O pessimismo, sobre o que seja solidariedade, quando se lida com o direito, é até razoável. Para essa área profissional, a solidariedade existe, mas não aquela que impõe sacrifícios pessoais e despojamento para beneficiar até desconhecidos.

Seres humanos que deixaram seus afazeres foram a São Luiz levando além do conforto espiritual, toda sorte de bens. Até as autoridades de fora da cidade se sensibilizaram. Viu-se que a solidariedade é possível. O contrastante diagnóstico pessimista de parte da população talvez se explique pela extraordinária mudança instalada no mundo moderno, em que os parâmetros das condutas humanas tornaram-se instáveis. Nada é definitivo.

Para o advogado, a explicação em matéria de saber o que é solidário, é mais simples. Das quase 50 vezes em que o Código Civil enuncia regras e situações envolvendo formas de atos jurídicos solidários ou vinculados à solidariedade, não é porque caracterizem a atitude ética, de buscar o bem do próximo.

Na lei, solidariedade não se liga a gestos e iniciativas de pessoas que se associam, sem outra inspiração que não a do desejo de dar qualidade à vida do próximo, sem olhar a quem. Existe no ter dívida ou ter crédito.

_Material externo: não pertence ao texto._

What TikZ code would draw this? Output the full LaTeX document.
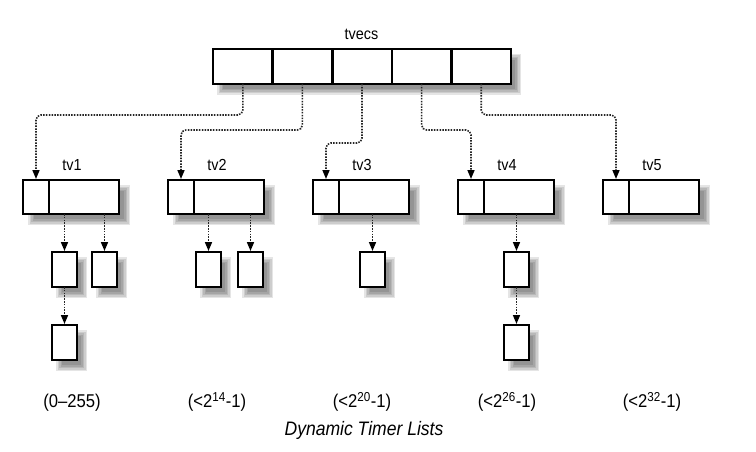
\documentclass[tikz,border=0pt]{standalone}
\usepackage{fontspec}
\setmainfont{Liberation Sans}[FakeStretch=0.9]
\usetikzlibrary{arrows.meta,calc}
\pgfdeclarelayer{bg}
\pgfdeclarelayer{paper}
\pgfsetlayers{paper,bg,main}
\newcommand\blurshadow[4]{% #1 NW anchor, #2 SE anchor, #3 dx, #4 dy
  \foreach \d in {-3,-1.5,0,1.5,3}{
    \fill[black,opacity=0.1] ($(#1)+(#3-\d,#4-\d)$) rectangle ($(#2)+(#3+\d,#4+\d)$);
  }}
\begin{document}
\begin{tikzpicture}[x=1pt,y=-1pt,
  cellbox/.style={draw, line width=2.6pt, fill=white, inner sep=0pt, outer sep=0pt},
  topcell/.style={cellbox, minimum width=59.6pt, minimum height=35pt},
  lcell/.style={cellbox, minimum width=26pt, minimum height=34pt},
  rcell/.style={cellbox, minimum width=70pt, minimum height=34pt},
  subbox/.style={cellbox, minimum width=25pt, minimum height=35pt},
  lbl/.style={font=\fontsize{16}{19}\selectfont, inner sep=0pt, anchor=base},
  rng/.style={font=\fontsize{18.5}{22}\selectfont, inner sep=0pt, anchor=base},
  conn/.style={line width=1.6pt, black!85, dash pattern=on 1.5pt off 1.3pt,
    rounded corners=5pt, shorten >=1pt, -{Triangle[length=9pt,width=7pt,fill=black,color=black]}},
]
\begin{pgfonlayer}{paper}
\useasboundingbox[fill=white] (0,0) rectangle (756,452);
\end{pgfonlayer}

% tvecs array
\node[lbl] (ltvecs) at (361.5,40) {tvecs};
\node[topcell] (v1) at (242.8,66.5) {};
\node[topcell] (v2) at (302.4,66.5) {};
\node[topcell] (v3) at (362.0,66.5) {};
\node[topcell] (v4) at (421.6,66.5) {};
\node[topcell] (v5) at (481.2,66.5) {};

% tv1..tv5
\foreach \i/\L in {1/23,2/168,3/313,4/458,5/603}{
  \node[lcell] (t\i a) at (\L+13,197) {};
  \node[rcell] (t\i b) at (\L+61,197) {};
  \node[lbl] (lt\i) at (\L+49,171) {tv\i};
}

% list entries
\node[subbox] (c1a) at (64.5,269.5) {};
\node[subbox] (c1b) at (104.5,269.5) {};
\node[subbox] (c1c) at (64.5,342.5) {};
\node[subbox] (c2a) at (208.5,269.5) {};
\node[subbox] (c2b) at (250.5,269.5) {};
\node[subbox] (c3a) at (372.5,269.5) {};
\node[subbox] (c4a) at (516.5,269.5) {};
\node[subbox] (c4b) at (516.5,342.5) {};

% range labels
\node[rng] (r1) at (72,407.5) {(0–255)};
\node[rng] (r2) at (217,407.5) {(<2\textsuperscript{14}-1)};
\node[rng] (r3) at (362,407.5) {(<2\textsuperscript{20}-1)};
\node[rng] (r4) at (507,407.5) {(<2\textsuperscript{26}-1)};
\node[rng] (r5) at (652,407.5) {(<2\textsuperscript{32}-1)};
\node[font=\fontsize{19.5}{23}\selectfont\itshape, inner sep=0pt, anchor=base] (title) at (364,435) {Dynamic Timer Lists};

% levels of horizontal runs
\coordinate (h1) at (0,115);
\coordinate (h2) at (0,130);
\coordinate (h3) at (0,143);

% connectors from tvecs
\draw[conn] (v1.south) -- (v1.south |- h1) -- (t1a.north |- h1) -- (t1a.north);
\draw[conn] (v2.south) -- (v2.south |- h2) -- (t2a.north |- h2) -- (t2a.north);
\draw[conn] (v3.south) -- (v3.south |- h3) -- (t3a.north |- h3) -- (t3a.north);
\draw[conn] (v4.south) -- (v4.south |- h2) -- (t4a.north |- h2) -- (t4a.north);
\draw[conn] (v5.south) -- (v5.south |- h1) -- (t5a.north |- h1) -- (t5a.north);

% connectors to list entries
\draw[conn] (c1a.north |- t1b.south) -- (c1a.north);
\draw[conn] (c1b.north |- t1b.south) -- (c1b.north);
\draw[conn] (c1a.south) -- (c1c.north);
\draw[conn] (c2a.north |- t2b.south) -- (c2a.north);
\draw[conn] (c2b.north |- t2b.south) -- (c2b.north);
\draw[conn] (c3a.north |- t3b.south) -- (c3a.north);
\draw[conn] (c4a.north |- t4b.south) -- (c4a.north);
\draw[conn] (c4a.south) -- (c4b.north);

% shadows
\begin{pgfonlayer}{bg}
  \blurshadow{v1.north west}{v5.south east}{7}{8}
  \foreach \i in {1,...,5}{\blurshadow{t\i a.north west}{t\i b.south east}{8}{8}}
  \foreach \c in {c1a,c1b,c1c,c2a,c2b,c3a,c4a,c4b}{\blurshadow{\c.north west}{\c.south east}{7}{8}}
\end{pgfonlayer}
\end{tikzpicture}
\end{document}
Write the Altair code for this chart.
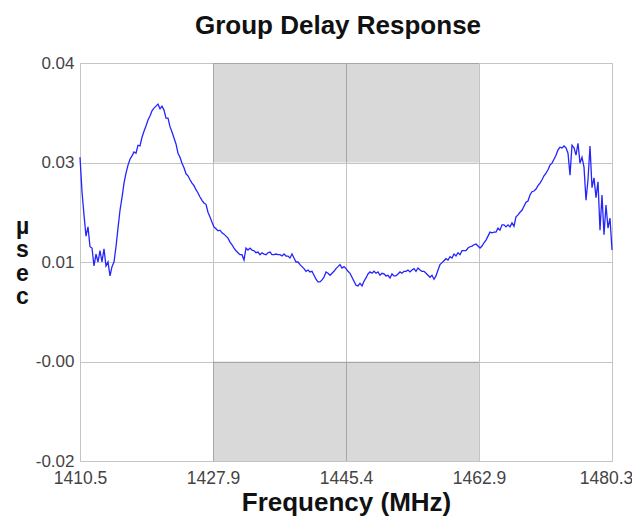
import altair as alt
import pandas as pd

# Sweep definition (evenly spaced measurement points)
freq_start = 1410.5
freq_stop = 1480.3

# Group delay (usec), one value per sweep point
delay_usec = [
    # 1410.5 .. ~1424.4
    0.0258, 0.0206, 0.0171, 0.0139, 0.0153, 0.0123, 0.0121, 0.0094, 0.0112, 0.0100,
    0.0117, 0.0100, 0.0120, 0.0094, 0.0100, 0.0079, 0.0093, 0.0100, 0.0123, 0.0151,
    0.0178, 0.0197, 0.0219, 0.0234, 0.0246, 0.0255, 0.0260, 0.0266, 0.0264, 0.0276,
    0.0275, 0.0288, 0.0297, 0.0305, 0.0314, 0.0320, 0.0328, 0.0332, 0.0335, 0.0338,
    0.0331, 0.0335, 0.0329, 0.0317, 0.0317, 0.0304, 0.0296, 0.0287, 0.0278, 0.0264,
    0.0258, 0.0249, 0.0242, 0.0233,
    # ~1424.7 .. ~1438.6
    0.0230, 0.0224, 0.0219, 0.0215, 0.0209, 0.0204, 0.0198, 0.0193, 0.0189, 0.0187,
    0.0175, 0.0168, 0.0160, 0.0153, 0.0150, 0.0147, 0.0148, 0.0144, 0.0142, 0.0139,
    0.0136, 0.0130, 0.0126, 0.0121, 0.0117, 0.0114, 0.0111, 0.0111, 0.0103, 0.0121,
    0.0118, 0.0121, 0.0118, 0.0117, 0.0114, 0.0115, 0.0111, 0.0114, 0.0112, 0.0111,
    0.0114, 0.0115, 0.0111, 0.0111, 0.0112, 0.0111, 0.0111, 0.0109, 0.0112, 0.0109,
    0.0109, 0.0106, 0.0112, 0.0106,
    # ~1438.8 .. ~1452.2
    0.0100, 0.0100, 0.0096, 0.0093, 0.0090, 0.0086, 0.0088, 0.0085, 0.0086, 0.0080,
    0.0074, 0.0070, 0.0070, 0.0073, 0.0077, 0.0085, 0.0083, 0.0080, 0.0083, 0.0086,
    0.0090, 0.0093, 0.0096, 0.0091, 0.0093, 0.0090, 0.0086, 0.0083, 0.0077, 0.0071,
    0.0065, 0.0064, 0.0068, 0.0064, 0.0071, 0.0076, 0.0082, 0.0085, 0.0083, 0.0086,
    0.0083, 0.0085, 0.0080, 0.0083, 0.0082, 0.0079, 0.0080, 0.0076, 0.0082, 0.0079,
    0.0079, 0.0082,
    # ~1452.5 .. ~1465.6
    0.0085, 0.0083, 0.0086, 0.0086, 0.0088, 0.0085, 0.0088, 0.0090, 0.0086, 0.0091,
    0.0088, 0.0086, 0.0086, 0.0083, 0.0080, 0.0077, 0.0080, 0.0074, 0.0079, 0.0088,
    0.0096, 0.0099, 0.0102, 0.0105, 0.0103, 0.0108, 0.0106, 0.0112, 0.0109, 0.0114,
    0.0111, 0.0117, 0.0117, 0.0117, 0.0121, 0.0123, 0.0124, 0.0126, 0.0127, 0.0124,
    0.0121, 0.0124, 0.0129, 0.0133, 0.0139, 0.0145, 0.0144, 0.0145, 0.0145, 0.0151,
    0.0148,
    # ~1465.9 .. 1480.3
    0.0156, 0.0156, 0.0153, 0.0156, 0.0153, 0.0159, 0.0154, 0.0168, 0.0171, 0.0175,
    0.0178, 0.0184, 0.0190, 0.0192, 0.0201, 0.0206, 0.0207, 0.0210, 0.0215, 0.0219,
    0.0224, 0.0230, 0.0234, 0.0239, 0.0246, 0.0249, 0.0255, 0.0261, 0.0269, 0.0273,
    0.0272, 0.0275, 0.0272, 0.0264, 0.0231, 0.0276, 0.0272, 0.0261, 0.0279, 0.0249,
    0.0258, 0.0243, 0.0193, 0.0224, 0.0275, 0.0212, 0.0227, 0.0197, 0.0221, 0.0148,
    0.0201, 0.0141, 0.0186, 0.0151, 0.0166, 0.0118,
]

# Axis ticks and labels
x_tick_values = [1410.5, 1427.95, 1445.4, 1462.85, 1480.3]
x_tick_labels = ["1410.5", "1427.9", "1445.4", "1462.9", "1480.3"]
y_tick_values = [-0.02, -0.005, 0.01, 0.025, 0.04]
y_tick_labels = ["-0.02", "-0.00", "0.01", "0.03", "0.04"]

# Shaded limit boxes
band_x_start = [1427.95, 1427.95]
band_x_end = [1462.85, 1462.85]
band_y_low = [0.025, -0.02]
band_y_high = [0.04, -0.005]

n = len(delay_usec)
step = (freq_stop - freq_start) / (n - 1)
df = pd.DataFrame({"freq": [freq_start + i * step for i in range(n)], "delay": delay_usec})
bands = pd.DataFrame({"x0": band_x_start, "x1": band_x_end, "y0": band_y_low, "y1": band_y_high})


def label_expr(values, labels):
    e = ""
    for v, l in zip(values, labels):
        e += f"abs(datum.value - ({v})) < 1e-6 ? '{l}' : "
    return e + "''"


FONT = "Liberation Sans"

x_axis = alt.Axis(
    values=x_tick_values, labelExpr=label_expr(x_tick_values, x_tick_labels),
    title="Frequency (MHz)", titleFontSize=26, titleFont=FONT, titleFontWeight="bold",
    titleColor="#111111", titlePadding=3,
    labelFont=FONT, labelFontSize=17.5, labelColor="#444444", labelPadding=8,
    labelFlush=False,
    labelOffset={"condition": {"test": f"datum.value > {freq_stop - 0.01}", "value": -6}, "value": 0},
    ticks=False, domain=False, grid=True, gridColor="#c4c4c4", gridWidth=1,
    labelOverlap=False,
)
y_axis = alt.Axis(
    values=y_tick_values, labelExpr=label_expr(y_tick_values, y_tick_labels),
    title=["\u00b5", "s", "e", "c"], titleAngle=0, titleFontSize=23, titleFont=FONT,
    titleFontWeight="bold", titleColor="#111111", titleAlign="center",
    titleBaseline="middle", titleX=-58, titleY=163, titleLineHeight=23.5,
    labelFont=FONT, labelFontSize=17, labelColor="#444444", labelPadding=6,
    labelFlush=False,
    ticks=False, domain=False, grid=True, gridColor="#c4c4c4", gridWidth=1,
    labelOverlap=False,
)

x_scale = alt.Scale(domain=[freq_start, freq_stop], nice=False, zero=False)
y_scale = alt.Scale(domain=[-0.02, 0.04], nice=False, zero=False)

rects = alt.Chart(bands).mark_rect(color="black", opacity=0.15).encode(
    x=alt.X("x0:Q", scale=x_scale, axis=x_axis),
    x2="x1:Q",
    y=alt.Y("y0:Q", scale=y_scale, axis=y_axis),
    y2="y1:Q",
)

line = alt.Chart(df).mark_line(color="#2424ff", strokeWidth=1.3).encode(
    x=alt.X("freq:Q", scale=x_scale, axis=x_axis),
    y=alt.Y("delay:Q", scale=y_scale, axis=y_axis),
)

chart = alt.layer(rects, line).properties(
    width=532,
    height=398,
    padding={"left": 72, "top": 55, "right": 20, "bottom": 58},
    autosize=alt.AutoSizeParams(type="none"),
    title=alt.TitleParams(
        "Group Delay Response", font=FONT, fontSize=26, fontWeight="bold",
        color="#111111", offset=15, dx=-8,
    ),
).configure_view(stroke="#333333", strokeWidth=2).configure(background="white")

chart.save("out.html", embed_options={"renderer": "svg", "actions": False})
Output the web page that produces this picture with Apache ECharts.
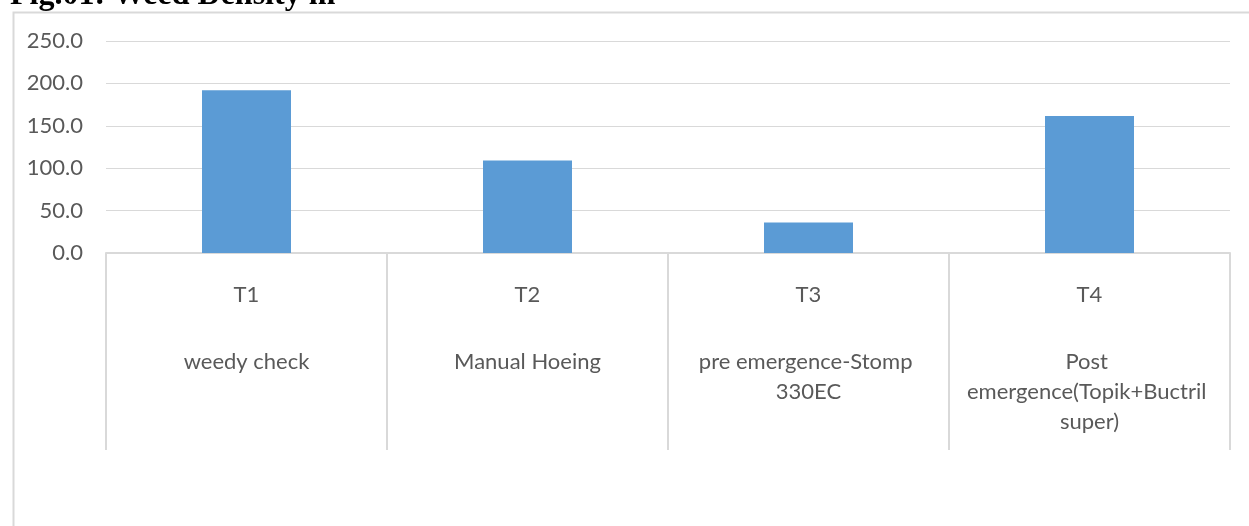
<!DOCTYPE html>
<html>
<head>
<meta charset="utf-8">
<script src="https://cdn.jsdelivr.net/npm/echarts@6/dist/echarts.min.js"></script>
<style>
  html, body { margin: 0; padding: 0; background: #ffffff; }
  #chart { width: 1249px; height: 526px; }
</style>
</head>
<body>
<div id="chart"></div>
<script>
// Treatment codes, treatment names and weed density values
const treatmentCodes = ['T1', 'T2', 'T3', 'T4'];
const treatmentNames = [
  'weedy check',
  'Manual Hoeing',
  'pre emergence-Stomp 330EC',
  'Post emergence(Topik+Buctril super)'
];
const weedDensity = [192.0, 109.0, 36.0, 161.6];
const yMin = 0;
const yMax = 250;
const yStep = 50;
const titleText = 'Fig.01: Weed Density m';

const gridColor = '#d9d9d9';
const labelColor = '#595959';
const labelFont = 'Lato, "Liberation Sans", sans-serif';

const chart = echarts.init(document.getElementById('chart'), null, { renderer: 'canvas' });

chart.setOption({
  animation: false,
  backgroundColor: '#ffffff',
  graphic: [
    {
      type: 'rect',
      left: 11,
      top: 10,
      shape: { width: 1260, height: 540 },
      style: { fill: 'none', stroke: gridColor, lineWidth: 2 },
      z: -1
    },
    {
      type: 'text',
      left: 10,
      top: -20,
      style: {
        text: titleText,
        font: 'bold 32px "Liberation Serif", "Times New Roman", serif',
        fill: '#000000'
      }
    }
  ],
  grid: {
    left: 106,
    right: 19,
    top: 41,
    bottom: 273,
    containLabel: false
  },
  xAxis: [
    {
      type: 'category',
      data: treatmentCodes,
      position: 'bottom',
      axisLine: { show: true, lineStyle: { color: gridColor, width: 2 } },
      axisTick: {
        show: true,
        alignWithLabel: false,
        interval: 0,
        length: 197,
        lineStyle: { color: gridColor, width: 2 }
      },
      axisLabel: {
        interval: 0,
        color: labelColor,
        fontFamily: labelFont,
        fontSize: 22,
        lineHeight: 30,
        margin: 27
      }
    },
    {
      type: 'category',
      data: treatmentNames,
      position: 'bottom',
      gridIndex: 0,
      axisLine: { show: false },
      axisTick: { show: false },
      axisLabel: {
        interval: 0,
        hideOverlap: false,
        color: labelColor,
        fontFamily: labelFont,
        fontSize: 22,
        lineHeight: 30,
        margin: 94,
        width: 262,
        overflow: 'break',
        align: 'center'
      }
    }
  ],
  yAxis: {
    type: 'value',
    min: yMin,
    max: yMax,
    interval: yStep,
    axisLine: { show: false },
    axisTick: { show: false },
    splitLine: { show: true, lineStyle: { color: gridColor, width: 1 } },
    axisLabel: {
      color: labelColor,
      fontFamily: labelFont,
      fontSize: 22,
      margin: 23,
      formatter: v => v.toFixed(1)
    }
  },
  series: [
    {
      type: 'bar',
      xAxisIndex: 0,
      data: weedDensity,
      barWidth: 89,
      itemStyle: { color: '#5b9bd5' }
    }
  ]
});
</script>
</body>
</html>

Assim, em direito civil, a solidariedade sempre envolve uma obrigação legalmente possível. Nela concorre mais de um credor, ou mais de um devedor, cada qual deles envolvido na obrigação pelo total da dívida (Código Civil, artigo. 264).

Para não deixar dúvida, o artigo 265 é ainda mais expressivo. Enuncia que a solidariedade não se presume, mas resulta da lei ou da vontade das partes, para satisfazer ou para exigir um direito. Ou a lei a impõe ou duas ou mais pessoas, sendo devedoras ou credoras, assumem em conjunto o direito ou o dever, de cobrar ou de pagar, em face do negócio jurídico contratado.

Nada disso se aplicou em São Luiz do Paraitinga. Lá, fui testemunha da destruição. Há os que perderam tudo. Seguiu-se, porém, à grande tristeza, uma emoção nova.

Centenas, milhares de pessoas, permanecendo anônimas, na maioria, imediatamente se mobilizaram para ajudar na limpeza da cidade, na contribuição de remédios, desinfetantes, roupas de vestir, de cama e mesa, móveis, livros, petrechos de cozinha, tudo o que se possa imaginar. Foram buscar o bem comum, de uma cidade pequena, cujas maiores riquezas são imateriais, ligadas à história, à arquitetura, à música, ao folclore. Ela e seu povo merecem o esforço.